The referendum on AV has, unsurprisingly, generated very limited enthusiasm. People know they are being used as part of a fix between politicians unwilling to trust voters and let them have a free choice between proportional representation as well as AV and the status quo. Fixes happen in Parliament, but they have no place in the referendum.
I have been a long-standing supporter of proportional representation and joined the Electoral Reform Society in 1985, determinedly campaigning for proportional representation for more than two decades. This referendum will not set Britain down the path of real electoral reform; it will replace a bad system with a worse one, and risks putting off the prospect of real reform for generations.
* Gordon Brown had offered the Liberal Democrats a three-way referendum in the coalition negotiations: first past the post, the alternative vote and proportional representation. That is the option Nick Clegg and David Cameron should have put to us in the referendum. Refusing to put proportional reform on the agenda and give the public a real choice is a serious mistake by the Conservative Party and the Liberal Democrats.
* AV is no more than the "miserable little compromise" Nick Clegg described it as. AV does not address the unfairness of the present system. It won't end safe seats, tactical voting or wasted votes. It is a system that none of our partners in the EU use, and it has been rejected by inquiries into electoral reform.
None of these inquiries favoured a system where the second preferences of the least popular candidates have the most influence. Because the first candidate to get eliminated under AV – typically a fringe or extremist candidate – gets their votes redistributed first, they have the best chance of determining the final result. Also, AV can make election results even more disproportional. The Electoral Reform Society described AV as "not suitable for the election of a representative body, eg, a parliament". At the same time, AV does little to make it easier for smaller parties to get into Parliament.
As to the argument that a Yes vote in May will open the door to proportional representation in the future, this is wishful thinking. If AV is installed even on a low vote, it will have to be tested for a substantial period of time since rapid constitutional change destabilises our political system.
* There are two scenarios after a Yes vote. If AV proves popular, there won't be demand for further change. And if it proves unpopular, voters will demand a return to first past the post – as they did in the three Canadian provinces that tried AV then went back to first past the post. Either way, implementing AV would end the reform process.

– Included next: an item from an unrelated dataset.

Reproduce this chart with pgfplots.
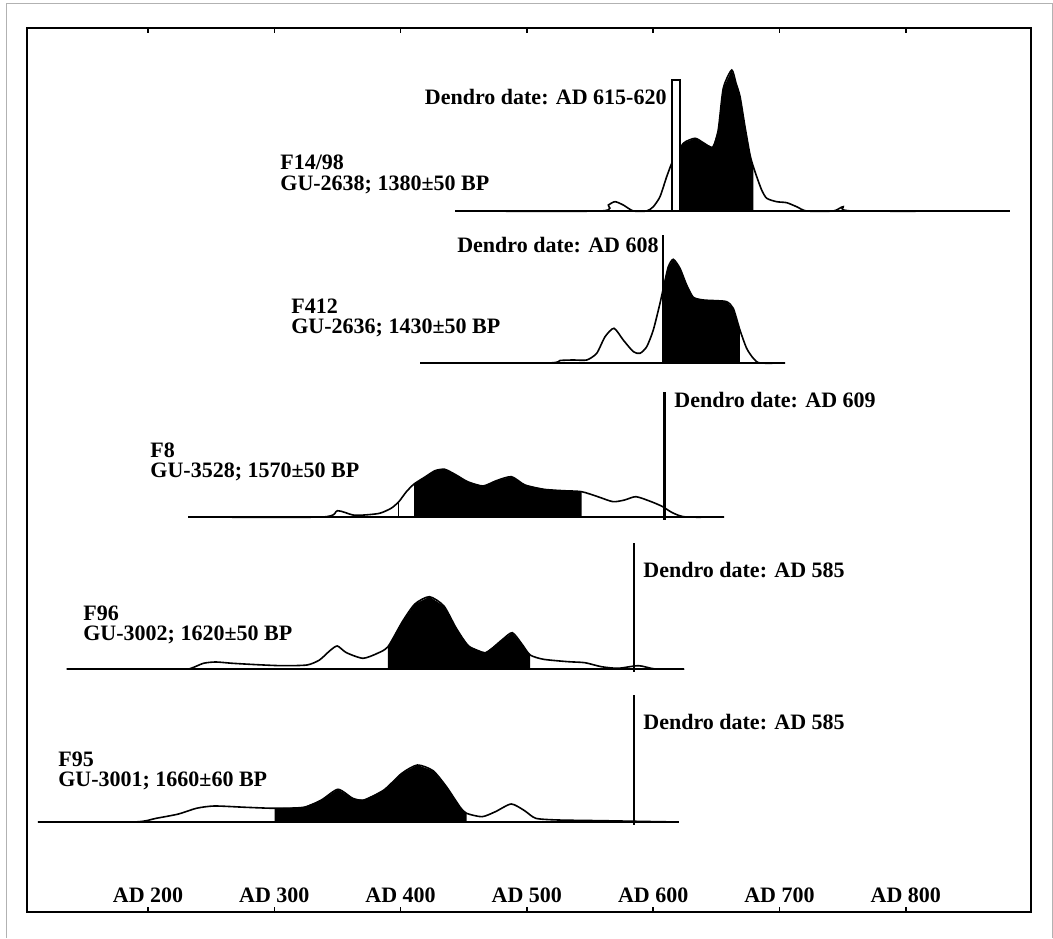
\documentclass[border=0pt]{standalone}
\usepackage{fontspec}
\setmainfont{Liberation Serif}
\usepackage{pgfplots}
\pgfplotsset{compat=1.18}
\usepackage{pgfplotstable}
\usepgfplotslibrary{fillbetween}

% calibrated probability curves, height above each baseline
\pgfplotstableread{
yr h
443.1 0
557.9 0
564.5 6
569.8 9.3
576.3 6
584.3 0
594.9 0
600.1 4.3
605.4 14.3
610.7 34.3
614.7 47.7
617.3 52.7
623.9 67.7
633.1 72.7
639.7 68.3
647.1 63.7
651.5 81
655.5 122.7
662.2 141
665.6 127.7
668.8 114.3
672.7 84.3
676.7 56
679.3 44.3
682.0 34.3
685.9 21
689.9 12.7
697.8 9.3
705.7 8.3
713.6 4.3
721.5 0
742.6 0
750.5 4.3
758.4 0
882.5 0
}\dataA

\pgfplotstableread{
yr h
415.4 0
515.7 0
526.2 2.5
536.8 3
547.4 3
555.3 9.7
561.9 26.3
569.0 34.7
576.3 23
584.3 11.3
589.6 9.7
594.9 16.3
600.1 33
605.4 59.7
608.6 78
612.0 96.3
615.9 103.7
621.2 94.7
626.5 78
631.8 65.7
639.7 63
650.3 62.3
658.2 61.3
663.4 54.7
668.7 33
674.0 14.7
679.3 4.7
684.6 0
704.4 0
}\dataB

\pgfplotstableread{
yr h
231.9 0
337.9 0
350.0 6.3
362.2 2
371.3 2
383.4 3.7
392.5 8.7
398.6 15.3
404.6 25.3
410.7 33
419.7 40.3
427.3 46.3
434.9 47.7
444.0 42
453.1 35.3
465.2 31
475.8 36.3
487.8 40.3
498.5 32
513.6 27.7
528.8 26.3
543.4 25.3
556.2 20.3
568.2 15.3
577.4 17
586.4 20.3
598.5 15.3
607.6 10.3
615.2 4.3
625.8 0
656.1 0
}\dataC

\pgfplotstableread{
yr h
135.6 0
225.0 0
234.0 0.7
243.9 5.7
253.7 7
266.8 5.7
286.5 4.3
306.3 3.3
325.9 4
335.8 9
344.0 18.3
349.9 23
357.1 16.3
370.2 10.7
381.7 15.7
390.0 22.3
401.4 47.3
411.3 65
422.8 72.3
434.3 63
444.1 40.7
453.9 23
467.1 16.3
480.2 29
488.5 36.3
496.6 24
502.6 14
513.1 9.7
532.7 7.3
545.9 6.3
559.0 2.3
572.2 0.7
588.5 3.3
601.7 0
624.6 0
}\dataD

\pgfplotstableread{
yr h
112.8 0
188.8 0
206.5 3.7
224.2 8
238.3 13.7
252.5 16
277.2 14.7
300.2 13.7
323.2 14.7
337.3 22
350.4 32.7
362.1 23.7
370.9 22
386.8 32
401.0 48.7
413.3 57
425.7 51.3
436.3 35.3
446.9 15.3
452.2 8.7
464.5 5.3
475.1 10.3
487.6 18
498.2 11.3
507.0 3.7
524.6 2
560.0 1.3
595.3 0.5
620.1 0
}\dataE

\begin{document}
\begin{tikzpicture}[
    curve/.style={black, line width=0.8pt, smooth, tension=0.4},
    base/.style={black, line width=1pt},
    dendro/.style={black, line width=1.2pt},
    lbl/.style={inner sep=0pt, font=\fontsize{11}{11}\selectfont\bfseries},
]
\begin{axis}[
    scale only axis,
    width=502pt, height=442pt,
    xmin=104.2, xmax=899.2,
    ymin=0, ymax=884,
    clip=false,
    axis line style={line width=1.2pt},
    xtick={200,300,400,500,600,700,800},
    xticklabels={AD 200,AD 300,AD 400,AD 500,AD 600,AD 700,AD 800},
    xticklabel style={anchor=south, yshift=1pt},
    ytick=\empty,
    tick align=inside,
    major tick length=2.5pt,
    every tick/.style={black, line width=0.8pt},
    ticklabel style={font=\fontsize{11}{11}\selectfont\bfseries},
]
% page size and outer scan frame
\path (axis cs:82.8,-26) rectangle (axis cs:916.6,912);
\draw[gray!60, line width=0.5pt] (axis cs:87.6,-26) -- (axis cs:87.6,908)
    -- (axis cs:915.8,908) -- (axis cs:915.8,-26);

% F14/98
\addplot[base, name path=bA] coordinates {(443.1,701) (882.5,701)};
\addplot[draw=none, name path=cA] table[x=yr, y expr=\thisrow{h}+701] {\dataA};
\addplot[black] fill between[of=cA and bA, soft clip={domain=616:679.3}];
\addplot[curve] table[x=yr, y expr=\thisrow{h}+701] {\dataA};
\addplot[line width=1pt, fill=white] coordinates {(615,701) (615,832) (621,832) (621,701)} -- cycle;

% F412
\addplot[base, name path=bB] coordinates {(415.4,549) (704.4,549)};
\addplot[draw=none, name path=cB] table[x=yr, y expr=\thisrow{h}+549] {\dataB};
\addplot[black] fill between[of=cB and bB, soft clip={domain=608:668.7}];
\addplot[curve] table[x=yr, y expr=\thisrow{h}+549] {\dataB};
\addplot[dendro] coordinates {(608,549) (608,677)};

% F8
\addplot[base, name path=bC] coordinates {(231.9,395) (656.1,395)};
\addplot[draw=none, name path=cC] table[x=yr, y expr=\thisrow{h}+395] {\dataC};
\addplot[black] fill between[of=cC and bC, soft clip={domain=410.7:543.4}];
\addplot[curve] table[x=yr, y expr=\thisrow{h}+395] {\dataC};
\addplot[black, line width=0.6pt] coordinates {(398.6,395) (398.6,410)};
\addplot[dendro] coordinates {(609,392) (609,520)};

% F96
\addplot[base, name path=bD] coordinates {(135.6,243) (624.6,243)};
\addplot[draw=none, name path=cD] table[x=yr, y expr=\thisrow{h}+243] {\dataD};
\addplot[black] fill between[of=cD and bD, soft clip={domain=390:502.6}];
\addplot[curve] table[x=yr, y expr=\thisrow{h}+243] {\dataD};
\addplot[dendro] coordinates {(585,240) (585,369)};

% F95
\addplot[base, name path=bE] coordinates {(112.8,90) (620.1,90)};
\addplot[draw=none, name path=cE] table[x=yr, y expr=\thisrow{h}+90] {\dataE};
\addplot[black] fill between[of=cE and bE, soft clip={domain=300.2:452.2}];
\addplot[curve] table[x=yr, y expr=\thisrow{h}+90] {\dataE};
\addplot[dendro] coordinates {(585,87) (585,217)};

% dendro dates
\node[lbl, anchor=east] at (axis cs:610.9,815) {Dendro date: AD 615-620};
\node[lbl, anchor=east] at (axis cs:604.6,667) {Dendro date: AD 608};
\node[lbl, anchor=west] at (axis cs:616.5,512) {Dendro date: AD 609};
\node[lbl, anchor=west] at (axis cs:592,342) {Dendro date: AD 585};
\node[lbl, anchor=west] at (axis cs:592,190) {Dendro date: AD 585};

% sample labels
\node[lbl, anchor=west] at (axis cs:304.5,750) {F14/98};
\node[lbl, anchor=west] at (axis cs:304.5,727) {GU-2638; 1380±50 BP};
\node[lbl, anchor=west] at (axis cs:313.2,606) {F412};
\node[lbl, anchor=west] at (axis cs:313.2,584) {GU-2636; 1430±50 BP};
\node[lbl, anchor=west] at (axis cs:201.6,462) {F8};
\node[lbl, anchor=west] at (axis cs:201.6,440) {GU-3528; 1570±50 BP};
\node[lbl, anchor=west] at (axis cs:148.5,299) {F96};
\node[lbl, anchor=west] at (axis cs:148.5,277) {GU-3002; 1620±50 BP};
\node[lbl, anchor=west] at (axis cs:128.7,153) {F95};
\node[lbl, anchor=west] at (axis cs:128.7,131) {GU-3001; 1660±60 BP};
\end{axis}
\end{tikzpicture}
\end{document}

* I have great sympathy with those who fear a No vote will end the possibility of electoral reform. Obviously, the defeat of AV will not immediately trigger a referendum on PR, but a principled "No to AV, Yes to PR" can keep the door open for real reform. Popular demand for PR won't go away after a No vote; the present fragmentation of support for the major political parties will not end simply because of a No vote.
If AV is opposed only by those who want the status quo and the referendum is defeated, then proportional representation will die, too. I urge you to vote for constitutional change because you believe in it, not for a tactical or questionable long-term advantage. Electoral reformers who vote "No to AV, Yes to PR" will help to establish that it is the best system. Stand firm with the courage of your own convictions.